Word has spread of Madeira’s many other attractions: its varied and dramatic landscape; its opportunities for active holidays – including mountain biking, paragliding, diving and trekking; and its breathtaking vistas. It still retains the myriad charms that attract those approaching their dotage, but they are no longer the sole preserve of the senior: beautiful gardens and UNESCO World Heritage Site countryside, wine, wonderful food, friendly natives, easy navigation, and, of course, golf.
Madeira boasts three excellent courses, each offering the sort of milieu that would have TV directors ordering cameramen to linger long away from the action on the fairways. With the island covering an area of just 286 square miles, and with the capital Funchal its hub, it’s easy to get around – so much so, that if you book a tee time, the club may very well send a shuttle to pick you up.

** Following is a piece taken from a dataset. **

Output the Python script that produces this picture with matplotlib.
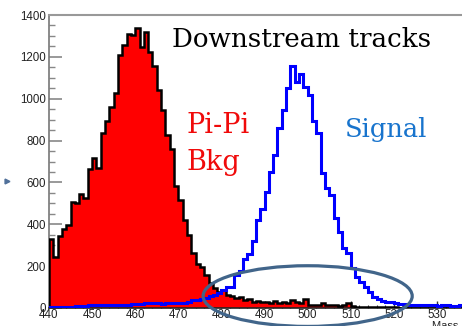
import numpy as np
import matplotlib
matplotlib.use("Agg")
import matplotlib.pyplot as plt
from matplotlib.patches import Ellipse
from matplotlib.lines import Line2D
from matplotlib.ticker import MultipleLocator

# Invariant mass histograms, 1 MeV bins from 440 to 536 MeV
bin_edges = np.arange(440, 537, 1)

pipi_bkg = [
    331, 242, 345, 379, 395, 507, 504, 544, 527, 663,      # 440-449
    717, 667, 835, 892, 962, 1026, 1207, 1257, 1308, 1304, # 450-459
    1336, 1249, 1317, 1222, 1158, 1042, 946, 826, 760, 585, # 460-469
    516, 420, 350, 262, 212, 196, 158, 118, 96, 78,        # 470-479
    88, 62, 58, 50, 54, 38, 42, 30, 35, 27,                # 480-489
    30, 24, 32, 22, 28, 24, 36, 30, 24, 42,                # 490-499
    12, 14, 16, 22, 14, 13, 12, 10, 14, 24,                # 500-509
    8, 6, 7, 5, 6, 4, 5, 3, 4, 3,                          # 510-519
    3, 2, 3, 2, 2, 1, 2, 1, 1, 2,                          # 520-529
    1, 1, 0, 1, 0, 1,                                      # 530-535
]

signal = [
    5, 5, 6, 6, 7, 6, 8, 9, 10, 12,                        # 440-449
    12, 13, 13, 14, 14, 15, 15, 16, 16, 17,                # 450-459
    18, 18, 22, 24, 22, 22, 20, 22, 24, 24,                # 460-469
    25, 26, 28, 38, 40, 42, 48, 55, 62, 70,                # 470-479
    85, 100, 102, 160, 175, 235, 260, 318, 420, 471,       # 480-489
    555, 651, 731, 862, 946, 1049, 1156, 1081, 1116, 1057, # 490-499
    1017, 893, 837, 643, 572, 540, 429, 365, 288, 261,     # 500-509
    189, 149, 126, 102, 78, 54, 41, 35, 30, 28,            # 510-519
    22, 20, 18, 15, 14, 16, 14, 12, 14, 12,                # 520-529
    10, 12, 14, 11, 10, 12,                                # 530-535
]

x_ticks = [440, 450, 460, 470, 480, 490, 500, 510, 520, 530]
y_ticks = [0, 200, 400, 600, 800, 1000, 1200, 1400]

W, H = 462, 326
fig = plt.figure(figsize=(W / 100, H / 100), dpi=100)
ax = fig.add_axes([49 / W, (H - 308) / H, (W - 49) / W, 293 / H])

# Background (filled red with black outline) and signal (blue line)
ax.stairs(pipi_bkg, bin_edges, fill=True, color="#ff0000", zorder=2)
ax.stairs(pipi_bkg, bin_edges, color="black", lw=1.8, zorder=3)
ax.stairs(signal, bin_edges, color="#0000ff", lw=2.2, zorder=4)

ax.set_xlim(440, 535.8)
ax.set_ylim(0, 1400)

ax.set_xticks(x_ticks)
ax.set_yticks(y_ticks)
ax.xaxis.set_minor_locator(MultipleLocator(2))
ax.yaxis.set_minor_locator(MultipleLocator(50))

label_font = dict(family=["Liberation Sans", "DejaVu Sans"], size=8.3)
ax.set_xticklabels([str(t) for t in x_ticks], **label_font, color="#222222")
ax.set_yticklabels([str(t) for t in y_ticks], **label_font, color="#222222")

ax.tick_params(axis="y", which="major", direction="in", length=9, width=1.2,
               color="#888888", pad=2)
ax.tick_params(axis="y", which="minor", direction="in", length=4.5, width=1.0,
               color="#888888")
ax.tick_params(axis="x", which="major", direction="in", length=5, width=1.0,
               color="#333333", pad=1)
ax.tick_params(axis="x", which="minor", direction="in", length=2.5, width=0.8,
               color="#333333")

for side in ("right",):
    ax.spines[side].set_visible(False)
ax.spines["top"].set_color("#999999")
ax.spines["top"].set_linewidth(1.5)
ax.spines["left"].set_color("#777777")
ax.spines["left"].set_linewidth(1.2)
ax.spines["bottom"].set_color("#222222")
ax.spines["bottom"].set_linewidth(1.2)
ax.patch.set_alpha(0)

# Region of interest around the signal peak
ring = Ellipse((500, 57), width=48.5, height=290, fill=False,
               edgecolor="#41658a", lw=2.3, transform=ax.transData,
               clip_on=False, zorder=6)
ax.add_patch(ring)

serif = ["DejaVu Serif"]
def ftext(px, py, s, **kw):
    fig.text(px / W, 1 - py / H, s, va="baseline", ha="left", **kw)

ftext(172, 47, "Downstream tracks", family=serif, size=18.8, color="black")
ftext(187, 133, "Pi-Pi", family=serif, size=19.5, color="#f00a0a")
ftext(187, 170, "Bkg", family=serif, size=19.5, color="#f00a0a")
ftext(345, 137, "Signal", family=serif, size=18.5, color="#1874cd")

# Axis title, partly beyond the lower edge
fig.text(432 / W, 1 - 321 / H, "Mass (MeV/c²)", va="top", ha="left",
         family=["Liberation Sans", "DejaVu Sans"], size=8, color="#222222")

# Small slide bullet on the left
fig.add_artist(Line2D([7 / W], [1 - 181 / H], marker=">", markersize=3.5,
                      color="#50709a", transform=fig.transFigure))

fig.savefig("out.png", dpi=100)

Two of the courses – Palheiro Golf and Santo do Serra – are on Madeira, while the third, Porto Santo, lies a short hop away on the island of the same name, one of four comprising the Madeira archipelago. The best way to enjoy them is by purchasing a Madeira Golf Passport – available from most hotels and the golf clubs – which entitles the bearer to five rounds across the two ‘mainland’ tracks.
If you need a testimonial to the quality of the layouts, just take a look at who designed them: Robert Trent Jones Snr, Cabell B Robinson and Severiano Ballesteros.
RTJ’s 1991 redesign of Santo da Serra – which dates originally from 1937 – created a spectacular 27-hole complex in a beautiful natural landscape, with views of Porto Santo and the bay of Machico, where Portuguese navigators first landed in 1419.
The Machico and Desertas nines form the 6,825-yard championship course, on which the European Tour’s Madeira Islands Open has been held on ten occasions – Mark James winning the inaugural 1993 tournament. The third and fourth on the Machico are regarded as the signature holes, sitting atop cliffs more than 2,200ft above the Atlantic. If that’s likely to bring on an attack of acrophobia, either keep it on the short stuff or try the 3,193-yard Serras course, a delightful alternative, with lakes and mountain views along flatter terrain.
The Robinson-designed Palheiro Golf opened in 1993 and sits within the magnificent Palheiro Estate, which is more than 200 years old and was owned in the 19th century by the Blandy family – more of whom later.
The course borders the five-star Hotel Casa Velha do Palheiro and meanders through a pristine environment of maritime pine and botanical woodland, garnished with lush, sub-tropical vegetation. And, at nearly 1,640ft above sea level, the location enjoys similarly dramatic views of Madeira’s mountainous skyline and the Atlantic Ocean, as well as the island’s capital which is just ten minutes away.
The 6,656-yard course takes full advantage of Madeira’s terrain, with abrupt ridges and deep valleys. It is listed inside continental Europe’s top 200 in one benchmark course ranking, and the presence of a splendid hotel, secured a spot for Palheiro in the top 80 in two recent ‘best European golf resort’ lists.
A short, 20-minute flight – or a two-and-a-half hour cruise – will cover the 27 miles between Madeira and the archipelago’s eastern-most island, Porto Santo, home to Porto Santo Golfe, which hosted the Madeira Islands Open between 2009-11.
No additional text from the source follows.